### [Instruction]
Give again only the lines beginning with the one that contains "What TikZ code" and ending with the one that contains "(0,0) rectangle (1622,897);"; include both of those lines.

### [The data]

###

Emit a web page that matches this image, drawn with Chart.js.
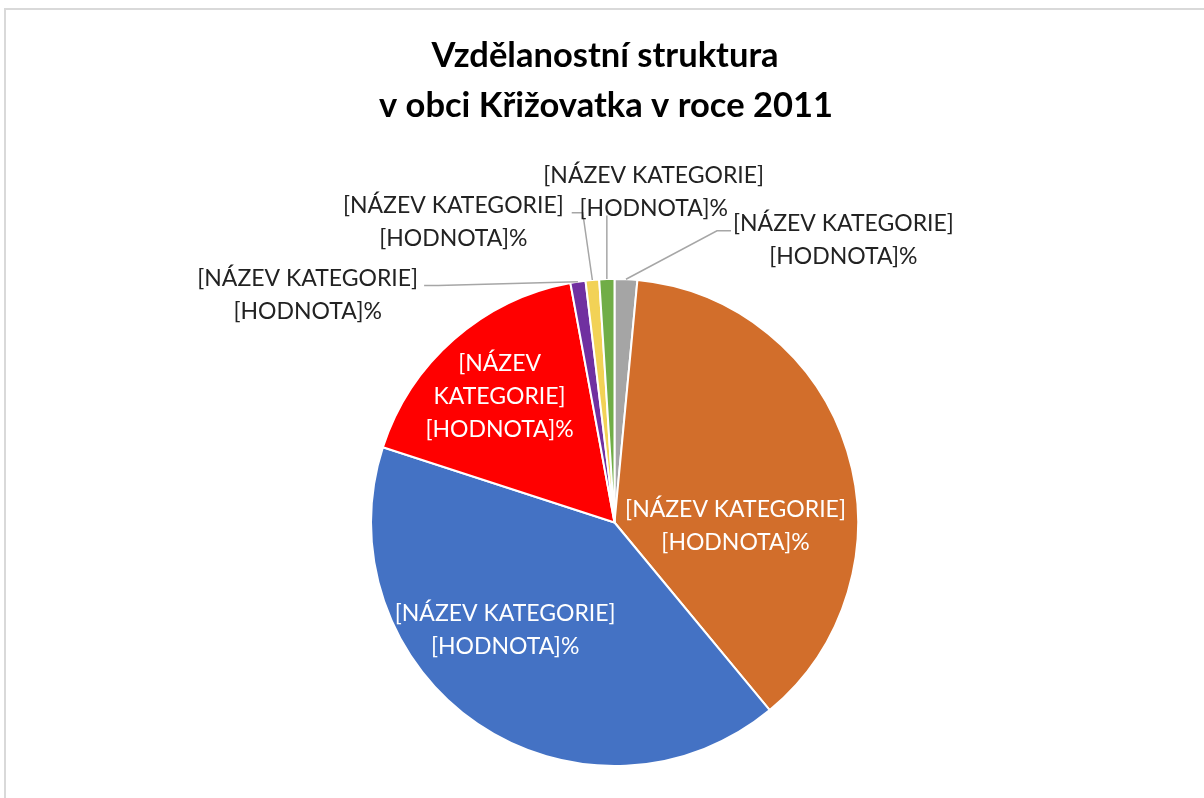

###

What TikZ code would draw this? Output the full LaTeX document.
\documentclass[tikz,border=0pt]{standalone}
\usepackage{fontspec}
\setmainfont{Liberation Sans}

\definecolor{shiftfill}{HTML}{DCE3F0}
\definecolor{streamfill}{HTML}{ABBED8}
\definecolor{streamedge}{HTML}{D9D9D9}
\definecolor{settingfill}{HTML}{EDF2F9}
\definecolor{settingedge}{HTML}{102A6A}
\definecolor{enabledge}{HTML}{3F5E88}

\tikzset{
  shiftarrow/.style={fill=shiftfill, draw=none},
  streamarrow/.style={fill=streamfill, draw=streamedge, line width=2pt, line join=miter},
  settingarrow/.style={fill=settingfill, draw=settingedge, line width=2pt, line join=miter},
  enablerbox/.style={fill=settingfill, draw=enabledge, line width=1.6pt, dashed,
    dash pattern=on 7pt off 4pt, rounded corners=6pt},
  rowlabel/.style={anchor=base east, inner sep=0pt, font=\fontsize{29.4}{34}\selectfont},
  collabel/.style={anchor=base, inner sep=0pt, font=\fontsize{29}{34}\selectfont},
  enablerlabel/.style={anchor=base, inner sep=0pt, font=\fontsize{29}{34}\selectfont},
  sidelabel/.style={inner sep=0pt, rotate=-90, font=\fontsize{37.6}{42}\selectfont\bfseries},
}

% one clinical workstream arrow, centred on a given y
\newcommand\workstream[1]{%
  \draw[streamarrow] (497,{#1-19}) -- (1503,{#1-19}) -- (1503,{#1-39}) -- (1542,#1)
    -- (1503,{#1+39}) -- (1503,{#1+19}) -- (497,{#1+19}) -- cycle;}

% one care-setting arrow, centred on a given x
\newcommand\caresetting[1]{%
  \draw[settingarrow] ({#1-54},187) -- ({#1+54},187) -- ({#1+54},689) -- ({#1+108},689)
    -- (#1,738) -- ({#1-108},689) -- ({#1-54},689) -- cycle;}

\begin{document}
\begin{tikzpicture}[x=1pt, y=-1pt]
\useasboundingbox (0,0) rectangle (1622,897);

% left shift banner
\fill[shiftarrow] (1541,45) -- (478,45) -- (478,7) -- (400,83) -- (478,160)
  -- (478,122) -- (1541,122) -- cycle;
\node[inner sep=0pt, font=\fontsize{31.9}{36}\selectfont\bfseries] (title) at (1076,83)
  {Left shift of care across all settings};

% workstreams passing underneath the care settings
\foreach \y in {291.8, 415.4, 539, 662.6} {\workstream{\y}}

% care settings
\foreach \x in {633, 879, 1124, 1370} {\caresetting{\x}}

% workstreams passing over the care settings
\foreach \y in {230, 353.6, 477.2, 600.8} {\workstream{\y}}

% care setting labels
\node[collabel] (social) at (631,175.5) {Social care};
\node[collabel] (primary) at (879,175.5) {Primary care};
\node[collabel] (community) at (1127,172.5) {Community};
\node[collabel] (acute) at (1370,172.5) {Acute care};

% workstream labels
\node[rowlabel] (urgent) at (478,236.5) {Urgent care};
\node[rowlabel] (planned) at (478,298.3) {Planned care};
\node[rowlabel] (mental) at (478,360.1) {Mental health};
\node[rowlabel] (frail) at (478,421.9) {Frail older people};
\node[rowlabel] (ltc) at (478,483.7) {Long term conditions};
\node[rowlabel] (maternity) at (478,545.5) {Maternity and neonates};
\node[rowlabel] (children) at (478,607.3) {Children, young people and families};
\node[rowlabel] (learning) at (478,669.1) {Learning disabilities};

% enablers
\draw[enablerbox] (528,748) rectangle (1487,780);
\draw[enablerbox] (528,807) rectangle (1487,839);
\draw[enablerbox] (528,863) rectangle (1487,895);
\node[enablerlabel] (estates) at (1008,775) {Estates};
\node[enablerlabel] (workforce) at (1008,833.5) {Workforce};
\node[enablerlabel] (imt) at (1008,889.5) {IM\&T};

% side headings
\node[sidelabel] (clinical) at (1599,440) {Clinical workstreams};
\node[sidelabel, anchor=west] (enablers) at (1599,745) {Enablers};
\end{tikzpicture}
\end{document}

###

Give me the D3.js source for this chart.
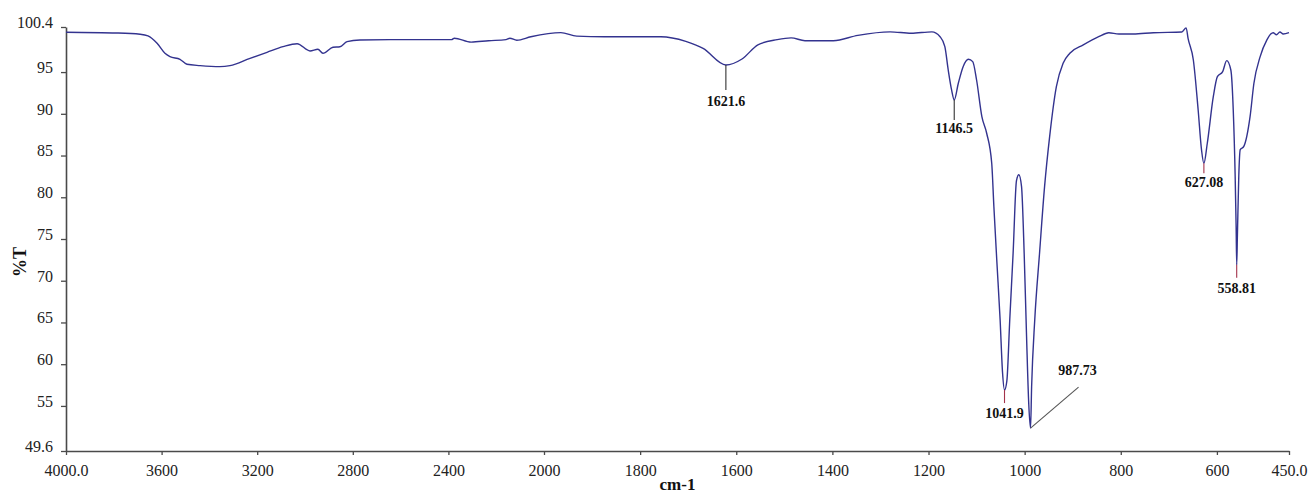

###

### [The result]
What TikZ code would draw this? Output the full LaTeX document.
\documentclass[tikz,border=0pt]{standalone}
\usepackage{fontspec}
\setmainfont{Liberation Sans}

\definecolor{shiftfill}{HTML}{DCE3F0}
\definecolor{streamfill}{HTML}{ABBED8}
\definecolor{streamedge}{HTML}{D9D9D9}
\definecolor{settingfill}{HTML}{EDF2F9}
\definecolor{settingedge}{HTML}{102A6A}
\definecolor{enabledge}{HTML}{3F5E88}

\tikzset{
  shiftarrow/.style={fill=shiftfill, draw=none},
  streamarrow/.style={fill=streamfill, draw=streamedge, line width=2pt, line join=miter},
  settingarrow/.style={fill=settingfill, draw=settingedge, line width=2pt, line join=miter},
  enablerbox/.style={fill=settingfill, draw=enabledge, line width=1.6pt, dashed,
    dash pattern=on 7pt off 4pt, rounded corners=6pt},
  rowlabel/.style={anchor=base east, inner sep=0pt, font=\fontsize{29.4}{34}\selectfont},
  collabel/.style={anchor=base, inner sep=0pt, font=\fontsize{29}{34}\selectfont},
  enablerlabel/.style={anchor=base, inner sep=0pt, font=\fontsize{29}{34}\selectfont},
  sidelabel/.style={inner sep=0pt, rotate=-90, font=\fontsize{37.6}{42}\selectfont\bfseries},
}

% one clinical workstream arrow, centred on a given y
\newcommand\workstream[1]{%
  \draw[streamarrow] (497,{#1-19}) -- (1503,{#1-19}) -- (1503,{#1-39}) -- (1542,#1)
    -- (1503,{#1+39}) -- (1503,{#1+19}) -- (497,{#1+19}) -- cycle;}

% one care-setting arrow, centred on a given x
\newcommand\caresetting[1]{%
  \draw[settingarrow] ({#1-54},187) -- ({#1+54},187) -- ({#1+54},689) -- ({#1+108},689)
    -- (#1,738) -- ({#1-108},689) -- ({#1-54},689) -- cycle;}

\begin{document}
\begin{tikzpicture}[x=1pt, y=-1pt]
\useasboundingbox (0,0) rectangle (1622,897);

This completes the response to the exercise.